How To Fix A Leak In A Pipe? Do you have a water pipe that needs a fix? But you don’t know how to go about it? Just get a seat and relax, this article will give you the best guide on how to fix a leak in your pipe.
Water leaks pipes can be a big problem for any homeowner. Because the water in supply pipes is under pressure, if a pipe or fitting springs a leak, the water usually sprays out with considerable force.
However, most modern home water supply pipes are copper, soldered together with elbows, tees, and other fittings. While, Threaded galvanized iron pipes are also common, particularly in older homes, but are being phased out because they tend to get clogged by mineral deposits over time.
How to Fix A Leak In A Pipe
Follow the guide below, to fix a leak in a pipe;
Locate The Leaking Pipe to fish out the leaking spot.
Due to the pressure, it’s obvious if a pipe is leaking—even if the pipe is inside a wall or above a ceiling. You can often hear water dropping inside the wall or ceiling. Thus, the drywall becomes wet, particularly at the joints between panels. And water often pools at the base.
So, if water is staining the ceiling or dripping, the leak may come directly above, although water can travel along a joist or other interior framing member and stain a wall or ceiling some distance from the leak itself.
And if there are no stains or drips overhead as evidence, grab a flashlight and check the pipes in the basement or crawlspace.
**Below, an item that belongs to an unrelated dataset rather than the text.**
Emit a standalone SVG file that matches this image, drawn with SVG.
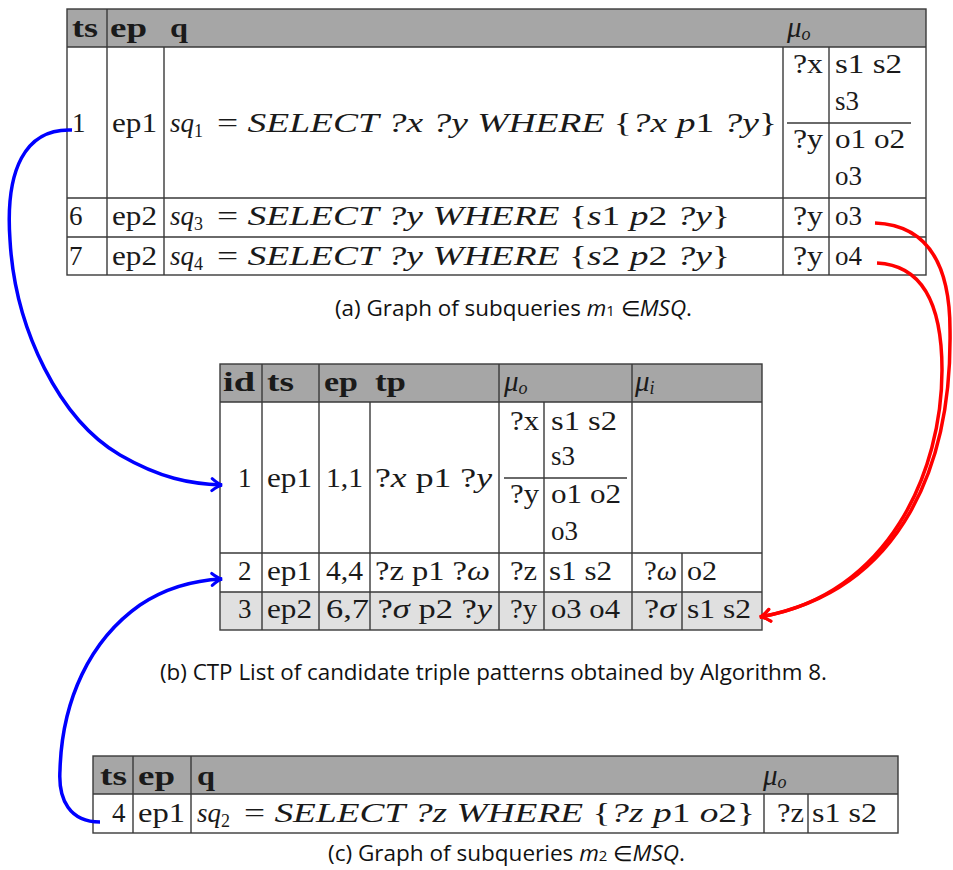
<svg xmlns="http://www.w3.org/2000/svg" width="953" height="870" viewBox="0 0 953 870">
  <style>
    .cm { font-family: "Liberation Serif", "Times New Roman", serif; font-size: 27px; fill: #1a1a1a; }
    .hd { font-weight: bold; font-size: 28px; }
    .it { font-style: italic; }
    .mu { font-style: italic; font-size: 29px; }
    .sub { font-size: 18px; }
    .cap { font-family: "Open Sans", "Noto Sans", sans-serif; font-size: 21px; fill: #111; }
    .hdr { fill: #a6a6a6; }
    .shade { fill: #e0e0e0; }
    .grid { stroke: #3a3a3a; stroke-width: 1.4; fill: none; }
    .blue { stroke: #0000ff; stroke-width: 3.5; fill: none; }
    .red { stroke: #ff0000; stroke-width: 3.5; fill: none; }
  </style>
  <defs>
    <marker id="ahBlue" viewBox="-12 -8 14 16" refX="0" refY="0" markerWidth="14" markerHeight="16" markerUnits="userSpaceOnUse" orient="auto">
      <path d="M-10,-6 Q-4,-1 0,0 Q-4,1 -10,6" fill="none" stroke="#0000ff" stroke-width="3" stroke-linecap="round"/>
    </marker>
    <marker id="ahRed" viewBox="-12 -8 14 16" refX="0" refY="0" markerWidth="14" markerHeight="16" markerUnits="userSpaceOnUse" orient="auto">
      <path d="M-10,-6 Q-4,-1 0,0 Q-4,1 -10,6" fill="none" stroke="#ff0000" stroke-width="3" stroke-linecap="round"/>
    </marker>
  </defs>
  <rect width="953" height="870" fill="#ffffff"/>

  <!-- (a) subqueries of m1 -->
  <g id="table-m1">
    <rect class="hdr" x="67" y="9" width="859" height="38"/>
    <rect class="grid" x="67" y="9" width="859" height="266"/>
    <path class="grid" d="M67,47H926 M67,198H926 M67,237H926 M107,9V275 M164,47V275 M783,47V275 M829,47V275 M787,123H911"/>
    <text class="cm hd" x="72" y="37" textLength="26" lengthAdjust="spacingAndGlyphs">ts</text>
    <text class="cm hd" x="110" y="37" textLength="37" lengthAdjust="spacingAndGlyphs">ep</text>
    <text class="cm hd" x="170" y="37" textLength="18" lengthAdjust="spacingAndGlyphs">q</text>
    <text class="cm mu" x="787" y="37">μ<tspan class="sub" dy="3">o</tspan></text>

    <text class="cm" x="72" y="132">1</text>
    <text class="cm" x="112" y="132" textLength="45" lengthAdjust="spacingAndGlyphs">ep1</text>
    <text class="cm" x="170" y="132"><tspan class="it">sq</tspan><tspan class="sub" dy="5">1</tspan></text>
    <text class="cm" x="217" y="132" textLength="560" lengthAdjust="spacingAndGlyphs">= <tspan class="it">SELECT ?x ?y WHERE </tspan>{<tspan class="it">?x p</tspan>1 <tspan class="it">?y</tspan>}</text>
    <text class="cm" x="793" y="73" textLength="30" lengthAdjust="spacingAndGlyphs">?x</text>
    <text class="cm" x="835" y="73" textLength="67" lengthAdjust="spacingAndGlyphs">s1 s2</text>
    <text class="cm" x="835" y="110">s3</text>
    <text class="cm" x="793" y="148" textLength="30" lengthAdjust="spacingAndGlyphs">?y</text>
    <text class="cm" x="835" y="148" textLength="70" lengthAdjust="spacingAndGlyphs">o1 o2</text>
    <text class="cm" x="835" y="185">o3</text>

    <text class="cm" x="69" y="225">6</text>
    <text class="cm" x="112" y="225" textLength="45" lengthAdjust="spacingAndGlyphs">ep2</text>
    <text class="cm" x="170" y="225"><tspan class="it">sq</tspan><tspan class="sub" dy="5">3</tspan></text>
    <text class="cm" x="217" y="225" textLength="513" lengthAdjust="spacingAndGlyphs">= <tspan class="it">SELECT ?y WHERE </tspan>{<tspan class="it">s</tspan>1 <tspan class="it">p</tspan>2 <tspan class="it">?y</tspan>}</text>
    <text class="cm" x="793" y="225" textLength="30" lengthAdjust="spacingAndGlyphs">?y</text>
    <text class="cm" x="835" y="225">o3</text>

    <text class="cm" x="69" y="265">7</text>
    <text class="cm" x="112" y="265" textLength="45" lengthAdjust="spacingAndGlyphs">ep2</text>
    <text class="cm" x="170" y="265"><tspan class="it">sq</tspan><tspan class="sub" dy="5">4</tspan></text>
    <text class="cm" x="217" y="265" textLength="513" lengthAdjust="spacingAndGlyphs">= <tspan class="it">SELECT ?y WHERE </tspan>{<tspan class="it">s</tspan>2 <tspan class="it">p</tspan>2 <tspan class="it">?y</tspan>}</text>
    <text class="cm" x="793" y="265" textLength="30" lengthAdjust="spacingAndGlyphs">?y</text>
    <text class="cm" x="835" y="265">o4</text>

    <text class="cap" x="335" y="316" textLength="357" lengthAdjust="spacingAndGlyphs">(a) Graph of subqueries <tspan font-style="italic">m</tspan><tspan font-size="14">1</tspan> ∈<tspan font-style="italic">MSQ</tspan>.</text>
  </g>

  <!-- (b) candidate triple patterns -->
  <g id="table-ctp">
    <rect class="hdr" x="220" y="364" width="542" height="38"/>
    <rect class="shade" x="220" y="592" width="542" height="38"/>
    <rect class="grid" x="220" y="364" width="542" height="266"/>
    <path class="grid" d="M220,402H762 M220,553H762 M220,592H762 M262,364V630 M319,364V630 M370,402V630 M499,364V630 M632,364V630 M544,402V630 M682,553V630 M504,478H627"/>
    <text class="cm hd" x="223" y="391" textLength="32" lengthAdjust="spacingAndGlyphs">id</text>
    <text class="cm hd" x="267" y="391" textLength="27" lengthAdjust="spacingAndGlyphs">ts</text>
    <text class="cm hd" x="324" y="391" textLength="34" lengthAdjust="spacingAndGlyphs">ep</text>
    <text class="cm hd" x="375" y="391" textLength="31" lengthAdjust="spacingAndGlyphs">tp</text>
    <text class="cm mu" x="504" y="391">μ<tspan class="sub" dy="3">o</tspan></text>
    <text class="cm mu" x="635" y="391">μ<tspan class="sub" dy="3">i</tspan></text>

    <text class="cm" x="238" y="487">1</text>
    <text class="cm" x="267" y="487" textLength="45" lengthAdjust="spacingAndGlyphs">ep1</text>
    <text class="cm" x="326" y="487" textLength="37" lengthAdjust="spacingAndGlyphs">1,1</text>
    <text class="cm" x="375" y="487" textLength="117" lengthAdjust="spacingAndGlyphs">?<tspan class="it">x</tspan> p1 ?<tspan class="it">y</tspan></text>
    <text class="cm" x="510" y="430" textLength="29" lengthAdjust="spacingAndGlyphs">?x</text>
    <text class="cm" x="551" y="430" textLength="66" lengthAdjust="spacingAndGlyphs">s1 s2</text>
    <text class="cm" x="551" y="465">s3</text>
    <text class="cm" x="510" y="503" textLength="29" lengthAdjust="spacingAndGlyphs">?y</text>
    <text class="cm" x="551" y="503" textLength="70" lengthAdjust="spacingAndGlyphs">o1 o2</text>
    <text class="cm" x="551" y="540">o3</text>

    <text class="cm" x="238" y="580">2</text>
    <text class="cm" x="267" y="580" textLength="45" lengthAdjust="spacingAndGlyphs">ep1</text>
    <text class="cm" x="326" y="580" textLength="37" lengthAdjust="spacingAndGlyphs">4,4</text>
    <text class="cm" x="375" y="580" textLength="115" lengthAdjust="spacingAndGlyphs">?z p1 ?<tspan class="it">ω</tspan></text>
    <text class="cm" x="510" y="580" textLength="27" lengthAdjust="spacingAndGlyphs">?z</text>
    <text class="cm" x="549" y="580" textLength="63" lengthAdjust="spacingAndGlyphs">s1 s2</text>
    <text class="cm" x="644" y="580" textLength="33" lengthAdjust="spacingAndGlyphs">?<tspan class="it">ω</tspan></text>
    <text class="cm" x="687" y="580" textLength="30" lengthAdjust="spacingAndGlyphs">o2</text>

    <text class="cm" x="238" y="618">3</text>
    <text class="cm" x="267" y="618" textLength="45" lengthAdjust="spacingAndGlyphs">ep2</text>
    <text class="cm" x="326" y="618" textLength="166" lengthAdjust="spacingAndGlyphs">6,7 ?<tspan class="it">σ</tspan> p2 ?<tspan class="it">y</tspan></text>
    <text class="cm" x="510" y="618" textLength="27" lengthAdjust="spacingAndGlyphs">?y</text>
    <text class="cm" x="551" y="618" textLength="69" lengthAdjust="spacingAndGlyphs">o3 o4</text>
    <text class="cm" x="644" y="618" textLength="32" lengthAdjust="spacingAndGlyphs">?<tspan class="it">σ</tspan></text>
    <text class="cm" x="687" y="618" textLength="64" lengthAdjust="spacingAndGlyphs">s1 s2</text>

    <text class="cap" x="160" y="680" textLength="667" lengthAdjust="spacingAndGlyphs">(b) CTP List of candidate triple patterns obtained by Algorithm 8.</text>
  </g>

  <!-- (c) subqueries of m2 -->
  <g id="table-m2">
    <rect class="hdr" x="93" y="756" width="805" height="38"/>
    <rect class="grid" x="93" y="756" width="805" height="77"/>
    <path class="grid" d="M93,794H898 M133,756V833 M191,756V833 M764,794V833 M808,794V833"/>
    <text class="cm hd" x="100" y="785" textLength="27" lengthAdjust="spacingAndGlyphs">ts</text>
    <text class="cm hd" x="138" y="785" textLength="37" lengthAdjust="spacingAndGlyphs">ep</text>
    <text class="cm hd" x="197" y="785" textLength="18" lengthAdjust="spacingAndGlyphs">q</text>
    <text class="cm mu" x="763" y="785">μ<tspan class="sub" dy="3">o</tspan></text>

    <text class="cm" x="112" y="822">4</text>
    <text class="cm" x="138" y="822" textLength="47" lengthAdjust="spacingAndGlyphs">ep1</text>
    <text class="cm" x="197" y="822"><tspan class="it">sq</tspan><tspan class="sub" dy="5">2</tspan></text>
    <text class="cm" x="244" y="822" textLength="511" lengthAdjust="spacingAndGlyphs">= <tspan class="it">SELECT ?z WHERE </tspan>{<tspan class="it">?z p</tspan>1 <tspan class="it">o</tspan>2}</text>
    <text class="cm" x="777" y="822" textLength="27" lengthAdjust="spacingAndGlyphs">?z</text>
    <text class="cm" x="812" y="822" textLength="65" lengthAdjust="spacingAndGlyphs">s1 s2</text>

    <text class="cap" x="328" y="861" textLength="357" lengthAdjust="spacingAndGlyphs">(c) Graph of subqueries <tspan font-style="italic">m</tspan><tspan font-size="14">2</tspan> ∈<tspan font-style="italic">MSQ</tspan>.</text>
  </g>

  <!-- links between rows -->
  <g id="connectors">
    <path class="blue" d="M72,130 C25,128 5,170 10,240 C15,330 60,420 120,455 C160,478 190,484 222,485" marker-end="url(#ahBlue)"/>
    <path class="blue" d="M100,822 C70,822 58,800 60,770 C62,700 90,640 140,605 C170,585 200,580 222,579" marker-end="url(#ahBlue)"/>
    <path class="red" d="M875,223 C925,225 950,260 950,330 C952,460 905,590 760,617" marker-end="url(#ahRed)"/>
    <path class="red" d="M877,263 C920,265 942,300 942,370 C942,470 890,595 760,617" marker-end="url(#ahRed)"/>
  </g>
</svg>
Disable The Valve – How To Fix A Leak In A Pipe
Go ahead and turn off the valve that controls water flow to the damaged pipe. Apply a pipe repair clamp according to the package instructions—this usually includes centring a rubber sleeve over the leak in the pipe and then bolting the two-part clamp in place over the sleeve. A screwdriver attaching a sleeve clamp to a leaky pipe. Ensure you properly attached sleeve clamps are capable of stopping leaks for weeks or months. Then, hire a plumber to apply a permanent fix to the pipe.
However, if you don’t have a sleeve clamp, you can make your own pipe repair clamp by wrapping the burst section of pipe with a strip of rubber ( for instance, from an inner tube) and then clamping the wrap with an adjustable hose clamp, a pipe-sleeve clamp, or a C-clamp.
Apply Epoxy Putty
If the leak is near a joint, proceed to apply epoxy putty- hand applying epoxy putty to a leaky pipe joint.
Although, leaks around joints may be difficult to stop with a sleeve clamp. However, try applying epoxy putty in hard to reach areas. To get it right, you have to disable the water supply first and make sure to clean and dry the pipe before starting.
How To Fix A Leaking Copper Pipe (Permanently)
Here you can see how to fix a copper pipe that is leaking inside a wall.
Step 1: Disable the valve that controls the flow of water to these pipes. If necessary, disable the main water valve to the house. Open a faucet or hose bib that’s lower than the leak in order to drain water from the pipes.
Step 2: Cut open the wall if necessary for you to access the pipe. You must know that that this is going to make a mess, so prepare the area as required with drop cloths. Plan to make vertical cuts just inside the wall stud locations.
However, you can use a utility knife or a reciprocating saw to make the cuts along straight lines. Note; Electrical wires or pipes may be inside the wall, so you have to be very careful to avoid them with the saw’s blade. Take out the cut-out section and save it so you can replace it later. If it’s soaked, put it on a flat surface outside so it can dry.
Step3: Cut out the damaged pipe section. Make two cuts—one on each side of the leak, about 10 or 12 inches apart. Depending on how the pipe is located, use either a small tubing cutter like the one shown, or use a metal-cutting blade in a reciprocating saw. Take measurements of the distance between the two remaining cut pipes and cut the replacement piece about ¼ inch shorter.
Step4: proceed to apply flux to all pipe ends after you use fine wet sandpaper to polish the cut ends and remove any burrs. And then, paint the cut ends of the pipes with copper pipe soldering flux.
Step5: Test fit the coupling by sliding it onto the pipe. You’ll need one of these couplings at both ends of the replacement piece.
Step6: Solder the top coupling to the existing and replacement pipes, beginning with the top fitting. Ensure you have a fire extinguisher nearby, and be very careful with the flame.
Step7: Solder the bottom coupling to the pipes, using the same techniques. Wait for some time so that the pipes will cool, finally turn the water back on. Be sure to close any faucets that you opened when draining the pipes.
Take note; until the air is purged from your water supply pipes, faucets throughout the house are likely to sputter and spit air and water when you use them. After a couple of uses, this will stop.
Step8: after fixing the leak, the next thing is to repair the wall. Ensure that the wall has dry out. To replace the piece of wall that you removed, you’ll probably need to add a couple of wood blocks so you have something to nail or screw the wallboard to.